Electrostatic forces above graphene nanoribbons and edges interpreted as partly hydrogen-free

TL;DR

This study demonstrates the measurement of electrostatic forces at the edges of partly hydrogen-free graphene nanoribbons using advanced microscopy techniques, revealing insights into their charge distribution and magnetic properties.

Contribution

It introduces a novel bimodal microscopy method with soft cantilevers to detect weak electrostatic forces at graphene nanoribbon edges, especially in hydrogen-free conditions.

Findings

Electrostatic forces are measurable at nanoribbon edges and corners.

Edges are mainly hydrogen-free, enabling magnetic property investigations.

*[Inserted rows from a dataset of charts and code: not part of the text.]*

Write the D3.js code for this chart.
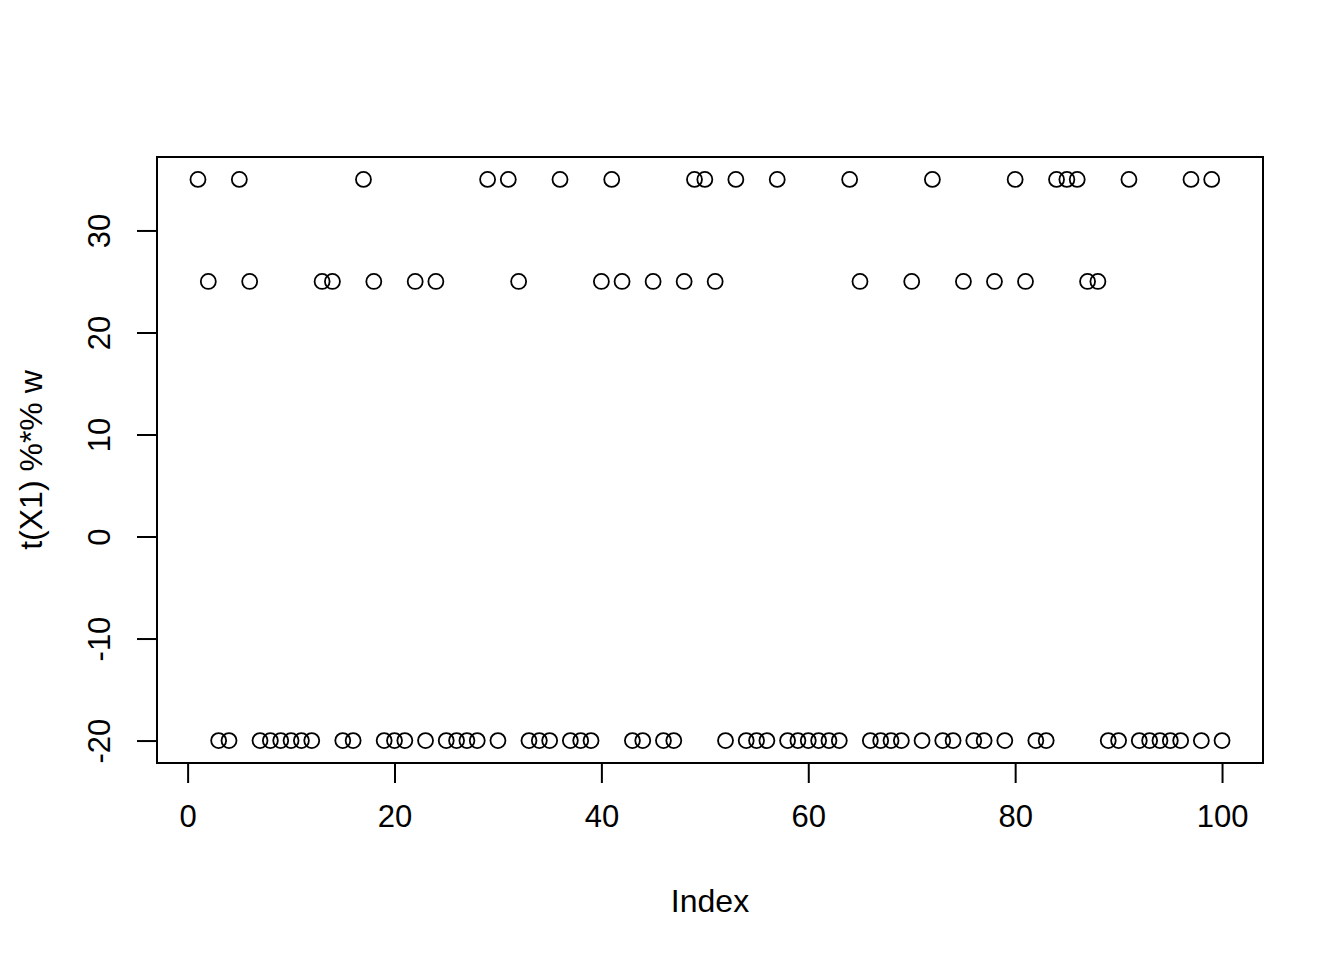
<!DOCTYPE html>
<html>
<head>
<meta charset="utf-8">
<script src="https://cdn.jsdelivr.net/npm/d3@7"></script>
<style>
  body { margin: 0; background: #fff; }
  text { font-family: "Liberation Sans", Arial, sans-serif; fill: #000; }
</style>
</head>
<body>
<div id="chart"></div>
<script>
// indices that land on each level, everything else sits at -20
const idxAt35 = [1, 5, 17, 29, 31, 36, 41, 49, 50, 53, 57, 64, 72, 80, 84, 85, 86, 91, 97, 99];
const idxAt25 = [2, 6, 13, 14, 18, 22, 24, 32, 40, 42, 45, 48, 51, 65, 70, 75, 78, 81, 87, 88];
const xTicks = [0, 20, 40, 60, 80, 100];
const yTicks = [-20, -10, 0, 10, 20, 30];

const values = d3.range(1, 101).map(i =>
  idxAt35.includes(i) ? 35 : idxAt25.includes(i) ? 25 : -20);
const points = values.map((v, i) => ({ i: i + 1, v }));

const width = 1344, height = 960;
const box = { left: 157, right: 1263, top: 157, bottom: 763 };

const svg = d3.select("#chart").append("svg")
  .attr("width", width)
  .attr("height", height);

// R-style 4% padding on each side
const xExt = d3.extent(points, d => d.i), xPad = (xExt[1] - xExt[0]) * 0.04;
const yExt = d3.extent(points, d => d.v), yPad = (yExt[1] - yExt[0]) * 0.04;

const x = d3.scaleLinear()
  .domain([xExt[0] - xPad, xExt[1] + xPad])
  .range([box.left, box.right]);
const y = d3.scaleLinear()
  .domain([yExt[0] - yPad, yExt[1] + yPad])
  .range([box.bottom, box.top]);

// plot frame
svg.append("rect")
  .attr("x", box.left).attr("y", box.top)
  .attr("width", box.right - box.left)
  .attr("height", box.bottom - box.top)
  .attr("fill", "none").attr("stroke", "#000").attr("stroke-width", 2);

// x axis
const xAxis = svg.append("g")
  .attr("transform", `translate(0,${box.bottom})`)
  .call(d3.axisBottom(x).tickValues(xTicks).tickSize(20).tickPadding(22));
xAxis.select(".domain")
  .attr("d", `M${x(0)},0H${x(100)}`)
  .attr("stroke-width", 2);
xAxis.selectAll(".tick line").attr("stroke-width", 2);
xAxis.selectAll(".tick text").style("font-size", "31px");

// y axis, labels rotated like base R
const yAxis = svg.append("g")
  .attr("transform", `translate(${box.left},0)`)
  .call(d3.axisLeft(y).tickValues(yTicks).tickSize(20).tickFormat(d => String(d)));
yAxis.select(".domain")
  .attr("d", `M0,${y(-20)}V${y(30)}`)
  .attr("stroke-width", 2);
yAxis.selectAll(".tick line").attr("stroke-width", 2);
yAxis.selectAll(".tick text")
  .style("font-size", "31px")
  .attr("x", null).attr("dy", null)
  .attr("text-anchor", "middle")
  .attr("transform", "translate(-57,0) rotate(-90)")
  .attr("y", 10);

// points
svg.append("g").selectAll("circle")
  .data(points)
  .enter().append("circle")
  .attr("cx", d => x(d.i))
  .attr("cy", d => y(d.v))
  .attr("r", 7.5)
  .attr("fill", "none")
  .attr("stroke", "#000")
  .attr("stroke-width", 1.8);

// axis titles
svg.append("text")
  .attr("x", (box.left + box.right) / 2)
  .attr("y", 912)
  .attr("text-anchor", "middle")
  .style("font-size", "32px")
  .text("Index");

svg.append("text")
  .attr("transform", `translate(42,${(box.top + box.bottom) / 2}) rotate(-90)`)
  .attr("text-anchor", "middle")
  .style("font-size", "32px")
  .text("t(X1) %*% w");
</script>
</body>
</html>
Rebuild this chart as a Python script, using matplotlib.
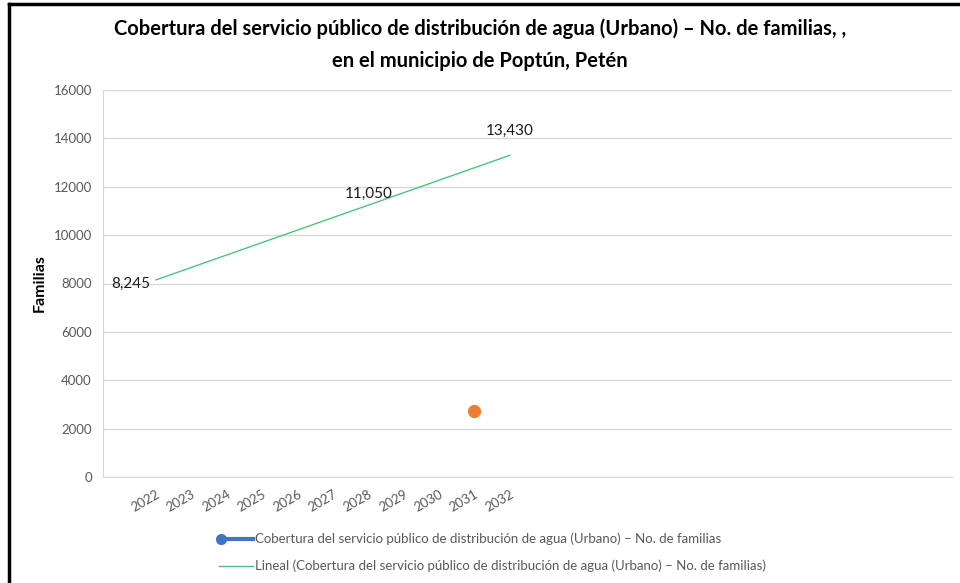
import numpy as np
import matplotlib.pyplot as plt
from matplotlib.lines import Line2D

plt.rcParams['font.family'] = ['Lato', 'DejaVu Sans']

# categories on the x axis (first slot and the tail are empty in the original sheet)
years = ['2022', '2023', '2024', '2025', '2026', '2027', '2028', '2029', '2030', '2031', '2032']
n_slots = 24
first_slot = 1

# blue series (only one visible point, drawn orange in the original)
point_year = '2031'
point_value = 2730

# linear trend line endpoints
trend_years = ['2022', '2032']
trend_values = [8150, 13300]

# data labels
label_years = ['2022', '2028', '2032']
label_values = [8245, 11050, 13430]
label_text = ['8,245', '11,050', '13,430']

title = ('Cobertura del servicio público de distribución de agua (Urbano) – No. de familias, ,\n'
         'en el municipio de Poptún, Petén')
series_name = 'Cobertura del servicio público de distribución de agua (Urbano) – No. de familias'
trend_name = 'Lineal (Cobertura del servicio público de distribución de agua (Urbano) – No. de familias)'


def pos(year):
    return first_slot + years.index(year) + 0.5


W, H = 960, 583
fig = plt.figure(figsize=(W / 100, H / 100), dpi=100)
ax = fig.add_axes([103 / W, 1 - 477 / H, (952 - 103) / W, (477 - 90) / H])

ax.set_xlim(0, n_slots)
ax.set_ylim(0, 16000)
ax.set_yticks(np.arange(0, 16001, 2000))
ax.grid(axis='y', color='#d9d9d9', linewidth=1)
ax.set_axisbelow(True)
for s in ['top', 'right']:
    ax.spines[s].set_visible(False)
ax.spines['left'].set_color('#d9d9d9')
ax.spines['bottom'].set_color('#d9d9d9')
ax.tick_params(axis='both', length=0, labelsize=9.5, labelcolor='#595959')
ax.tick_params(axis='y', pad=8)

ax.set_xticks([pos(y) for y in years])
ax.set_xticklabels(years, rotation=30, ha='right', rotation_mode='anchor')
ax.tick_params(axis='x', pad=8)

ax.set_ylabel('Familias', fontsize=11.5, fontweight='bold', color='black', labelpad=5)

# trend line
ax.plot([pos(y) for y in trend_years], trend_values, color='#4cc47a', linewidth=1)

# the single point
ax.plot([pos(point_year)], [point_value], 'o', color='#ED7D31', markersize=8.5)

# data labels
offsets = [(-25, -6), (0, 16), (0, 21)]
for y, v, t, off in zip(label_years, label_values, label_text, offsets):
    ax.annotate(t, (pos(y), v), xytext=off, textcoords='offset pixels',
                ha='center', va='center', fontsize=11, color='#1a1a1a')

fig.text(480 / W, 1 - 45 / H, title, ha='center', va='center', fontsize=14.5,
         fontweight='bold', linespacing=1.75)

# legend drawn by hand to match the original layout
fig.add_artist(Line2D([221 / W, 253 / W], [1 - 539 / H] * 2, color='#4472C4', linewidth=3))
fig.add_artist(Line2D([221 / W], [1 - 539 / H], marker='o', color='#4472C4', markersize=7))
fig.text(255 / W, 1 - 539 / H, series_name, ha='left', va='center', fontsize=9.5, color='#595959')
fig.add_artist(Line2D([219 / W, 253 / W], [1 - 566 / H] * 2, color='#4cc47a', linewidth=1))
fig.text(255 / W, 1 - 566 / H, trend_name, ha='left', va='center', fontsize=9.5, color='#595959')

# frame around the chart
fig.add_artist(Line2D([8.5 / W, 1], [1 - 4 / H] * 2, color='black', linewidth=2.5))
fig.add_artist(Line2D([8.5 / W] * 2, [0, 1 - 4 / H], color='black', linewidth=2.5))

fig.savefig('out.png', dpi=100)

Enhanced sensitivity allows imaging of weak long-range electrostatic forces.

Abstract

Graphene nanoribbons' electronic transport properties strongly depend on the type of edge, armchair, zigzag or other, and on edge functionalization that can be used for band-gap engineering. For only partly hydrogenated edges interesting magnetic properties are predicted. Electric charge accumulates at edges and corners. Scanning force microscopy has so far shown the centre of graphene nanoribbons with atomic resolution using a quartz crystal tuning fork sensor of high stiffness. Weak long-range electrostatic forces related to the charge accumulation on the edges of graphene nanoribbons could not be imaged so far. Here, we show the electrostatic forces at the corners and edges of graphene nanoribbons are amenable to measurement. We use soft cantilevers and a bimodal imaging technique to combine enhanced sensitivity to weak long-range electrostatic forces with the high resolution of the second-frequency shift. Additionally, in our work the edges of the nanoribbons are mainly hydrogen-free, opening to the route to investigations of partly hydrogenated magnetic nanoribbons.